I think you need to invite who you want, to be with you at Christmas. Some years you may presumably go to stay with other people, or have your dp's family to stay, or have no one to stay? Does your dp want your family to stay every year?
Thanks again for replies.
Maybe I should to speak to my sister about how she feels about Christmas. I don't think I've asked her exactly what she wants. I wouldn't want to force anything on her, I'm just going by what she says...but maybe I need to ask her more direct questions.
We did have Mum at Mothers Day last year. But when both Mum and Dad want to come to spend Christmas Day at ours, its hard to know what to do.
After all, my sisters DPs relatives spend Christmas with them at last minute. If that is what my sister wants then so be it.
Its just hard when she moans to me about having Mum rather than having Dad.
And yes, my DP's view is that no family member on his side or mine should be by themselves at Christmas. I've asked him several times about it, and he tells me that he really enjoys having my Dad and would love to have my Mum too....so that doesn't appear to be an issue.
I assume your Mum & Dad wouldn´t want to be together with you?
But if you invite your Mum to you-would your sister let your Dad be alone?

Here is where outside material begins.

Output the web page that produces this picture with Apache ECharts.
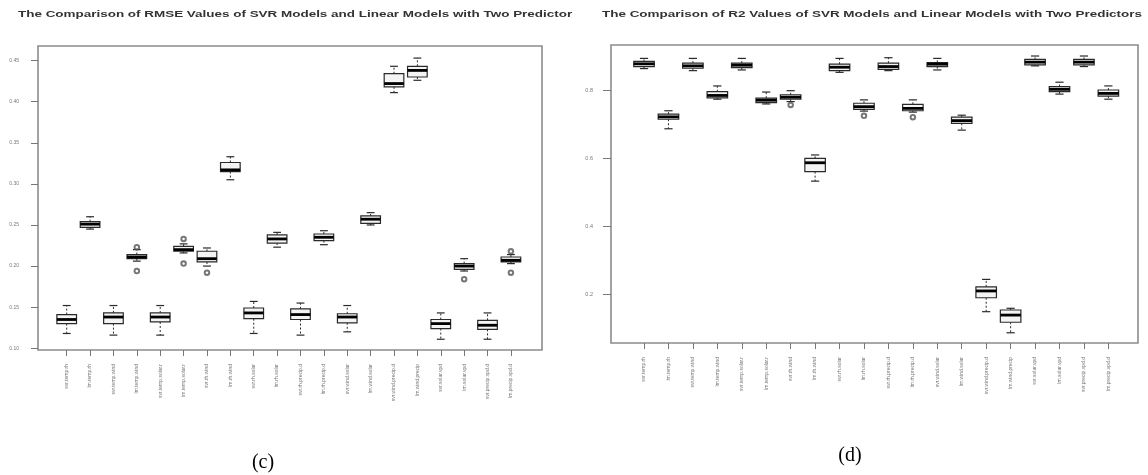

If your sister isn't willing or able to 'do her bit' you'll have to either invite them both, or alternate years?
kinkyfuckery - wouldn't be able to invite them both, so would only leave option of alternate years. Yes, I know this is my issue (well, and my DPs too) but I'm not happy with one parent being alone.
Thing is, if we invite Dad (which we have been doing) then Mum will see Sis, albeit for a short time.
If we invite Mum, Dad will be alone.
Its a hard decision for me to make.
Is it your decision though? Your mum and dad are both adults and presumably capable of organising their own lives. They were adult enough to split up and face the consequences of this. Not being able to visit together at Christmas is one of those consequences both for your mum and your dad.
At the moment it sounds as if you are their parent, rather than the other way round.
If it helps, I will never invite my parents round for xmas, my MIL, SFIL, BIL + and GF come around and I love that.
If any of my sisters told me i had to have my parents here I would tell them where to shove it.
Yes xmas is about family etc but if she feels it would ruin her xmas then why make her do it?
I appreciate its hard for you to choose but maybe if you have your DM for xmas then DF could come for new year or boxing day. but try to be fair about the fact she may just not want to see them for xmas.
Invite your mum this year. Three hours at your sister's then getting kicked out sounds rubbish!
Invite your mum, invite your dad. If you feel so inclined invited your sister and her DP.
They are adults allow them to accept or decline as they see fit, but don't try to impose your ideals on your sister.